The other thing we liked about Ikat? The smell. Take a deep breath of a Caucasian Kazak and you'll breath eau d'assfat. Sniff an Ikat and you smell spices used to keep bugs away.
After the class, we watched a documentary of a big meeting the group organized, bringing 150 women from different communities in Indonesia (Indonesia has 16,000+ islands but only ten or 11 of them produce much in the way of textiles) together so they could share weaving and coloring techniques. This was an enormous logistical undertaking because Islands such as Flores aren't very accessible and many of these women had never left their communities.
As a sharp-eyed NGO observer, we immediately noticed capacity being built, engagement of local partners and even some cross-cutting programming (the women learned bookkeeping, management skills and budgeting) and possibly, some sustainability. We had to know more.
"This looks effective! Who funded it?" we asked the teacher.
"The World Bank," he answered.
"Shut up! Are you sure?"
This, it seems, is a project we can really support. While we probably learned more sitting in Ruslan, Carpetdealer to the Stars', shop in Baku over two years, we feel better that our purchases at Threads of Life will help preserve traditional weaving techniques in Indonesia, instead of, say, send Ruslan's kids to college or improve the sales techniques of native Daghestanis.

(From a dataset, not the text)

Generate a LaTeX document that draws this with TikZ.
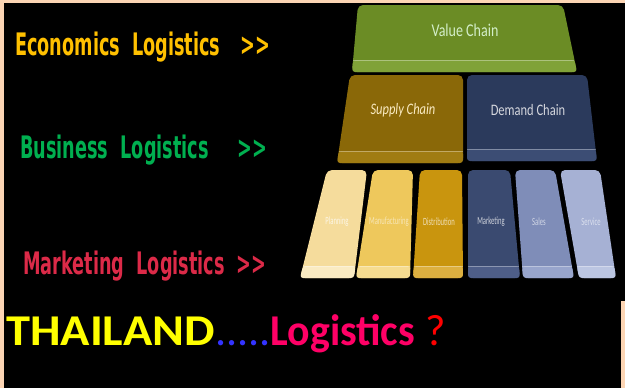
\documentclass[tikz,border=0pt]{standalone}
\usepackage{fontspec}
\usetikzlibrary{calc}
\setmainfont{Carlito}
\newfontfamily\leftfont[FakeStretch=0.57]{DejaVu Sans}
\newfontfamily\blkfont[FakeStretch=0.78]{Carlito}
\newfontfamily\smallfont[FakeStretch=0.6]{Carlito}
\newfontfamily\widefont[FakeStretch=1.1]{Carlito}
\newfontfamily\narrowfont[FakeStretch=0.95]{Carlito}
\definecolor{peach}{HTML}{FCD5B4}
\definecolor{econ}{HTML}{FFC000}
\definecolor{busi}{HTML}{00B050}
\definecolor{mark}{HTML}{DC2A48}
\definecolor{vcface}{HTML}{6B8C25}
\definecolor{vcbev}{HTML}{80A238}
\definecolor{scface}{HTML}{8A6808}
\definecolor{scbev}{HTML}{A07C12}
\definecolor{dcface}{HTML}{2B3A5C}
\definecolor{dcbev}{HTML}{3C4D74}
\definecolor{plface}{HTML}{F5DC9C}
\definecolor{plbev}{HTML}{FAEBC2}
\definecolor{mfface}{HTML}{EEC85C}
\definecolor{mfbev}{HTML}{F6DC90}
\definecolor{diface}{HTML}{C9950E}
\definecolor{dibev}{HTML}{DDB040}
\definecolor{mkface}{HTML}{3A4A70}
\definecolor{mkbev}{HTML}{4E5E88}
\definecolor{saface}{HTML}{7F8DB8}
\definecolor{sabev}{HTML}{98A5CC}
\definecolor{seface}{HTML}{A6B1D4}
\definecolor{sebev}{HTML}{BCC6E2}
\definecolor{tyellow}{HTML}{FFFF00}
\definecolor{tblue}{HTML}{3333FF}
\definecolor{tpink}{HTML}{FF0066}
\definecolor{tred}{HTML}{FF0000}
\newcommand{\keyblk}[9]{%
  \coordinate (#1-tl) at (#2,#6);
  \coordinate (#1-tr) at (#3,#6);
  \coordinate (#1-bl) at (#4,#7);
  \coordinate (#1-br) at (#5,#7);
  \pgfmathsetmacro{\bevfrac}{1-12/(#7-#6)}
  \fill[#8, rounded corners=5pt] (#1-tl) -- (#1-tr) -- (#1-br) -- (#1-bl) -- cycle;
  \fill[#9, rounded corners=3pt] ($(#1-tl)!\bevfrac!(#1-bl)$) -- ($(#1-tr)!\bevfrac!(#1-br)$) -- (#1-br) -- (#1-bl) -- cycle;
  \draw[white, opacity=0.35, line width=0.7pt] ($(#1-tl)!\bevfrac!(#1-bl)$) -- ($(#1-tr)!\bevfrac!(#1-br)$);
}
\tikzset{
  lefttxt/.style={anchor=base west, inner sep=0pt, font=\leftfont\bfseries\fontsize{31}{31}\selectfont},
  blklbl/.style={inner sep=0pt, font=\blkfont\fontsize{18}{18}\selectfont},
  smalllbl/.style={inner sep=0pt, font=\smallfont\fontsize{11}{11}\selectfont},
}
\begin{document}
\begin{tikzpicture}[x=1pt,y=-1pt]
\useasboundingbox (0,0) rectangle (625,388);
\fill[peach] (0,0) rectangle (625,388);
\fill[black] (4,3) rectangle (625,301);
\fill[black] (4,301) rectangle (621,388);
% blocks
\keyblk{vc}{358}{563}{352}{577}{5}{72}{vcface}{vcbev}
\keyblk{sc}{350}{463}{337}{463}{75}{163}{scface}{scbev}
\keyblk{dc}{467}{587}{467}{597}{75}{161}{dcface}{dcbev}
\keyblk{pl}{327}{367}{300}{354}{170}{278}{plface}{plbev}
\keyblk{mf}{373}{413}{356}{410}{170}{278}{mfface}{mfbev}
\keyblk{di}{420}{462}{413}{463}{170}{278}{diface}{dibev}
\keyblk{mk}{468}{510}{468}{520}{170}{278}{mkface}{mkbev}
\keyblk{sa}{515}{555}{523}{574}{170}{278}{saface}{sabev}
\keyblk{se}{560}{600}{579}{616}{170}{278}{seface}{sebev}
% block labels
\node[blklbl, text=green!10!white!85!vcface] (vct) at (465,30) {Value Chain};
\node[blklbl, text=plbev, font=\blkfont\itshape\fontsize{16}{16}\selectfont] (sct) at (403,110) {Supply Chain};
\node[blklbl, text=white!80!dcface, font=\blkfont\fontsize{16}{16}\selectfont] (dct) at (528,110) {Demand Chain};
\node[smalllbl, text=white!75!plface] (plt) at (337,222) {Planning};
\node[smalllbl, text=white!55!mfface] (mft) at (389,222) {Manufacturing};
\node[smalllbl, text=white!70!diface] (dit) at (439,222) {Distribution};
\node[smalllbl, text=white!75!mkface] (mkt) at (491,222) {Marketing};
\node[smalllbl, text=white!65!saface] (sat) at (539,222) {Sales};
\node[smalllbl, text=white!60!seface] (set) at (591,222) {Service};
% left texts
\node[lefttxt, text=econ] (econ) at (15,55) {Economics\ \ Logistics};
\node[lefttxt, text=econ] (econa) at (240,55) {>>};
\node[lefttxt, text=busi] (busi) at (20,158) {Business\ \ Logistics};
\node[lefttxt, text=busi] (busia) at (237,158) {>>};
\node[lefttxt, text=mark] (mark) at (23,274) {Marketing\ \ Logistics};
\node[lefttxt, text=mark] (marka) at (236,274) {>>};
% title
\node[anchor=base west, inner sep=0pt, font=\bfseries\fontsize{44}{44}\selectfont] (title) at (6,345)
  {\textcolor{tyellow}{\widefont\bfseries THAILAND}\textcolor{tblue}{\mdseries.....}\textcolor{tpink}{\narrowfont\bfseries Logistics}\ \textcolor{tred}{\mdseries ?}};
\end{tikzpicture}
\end{document}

We have not yet made any purchases, but oh yes, there will be blood. Having lost a number of textile children in the recent divorce, replenishment seems like the responsible thing to do. When you buy at ToL, they give you a photo of the weaver who made it, a detailed description of the textile and a DVD explaining how it was made and how it fits in to the overall culture. How fucking awesome is that marketing? We know ourselves well enough to know we will be victimized by it.
We have spent five dollars on a lot of things in life, and this was by far the best five dollars we have ever spent. In fact, we misunderstood when we signed up for the class, thinking it was the Rupiah equivalent of $50 which means we have $45 in unallocated resources that can be devoted to textile acquisition.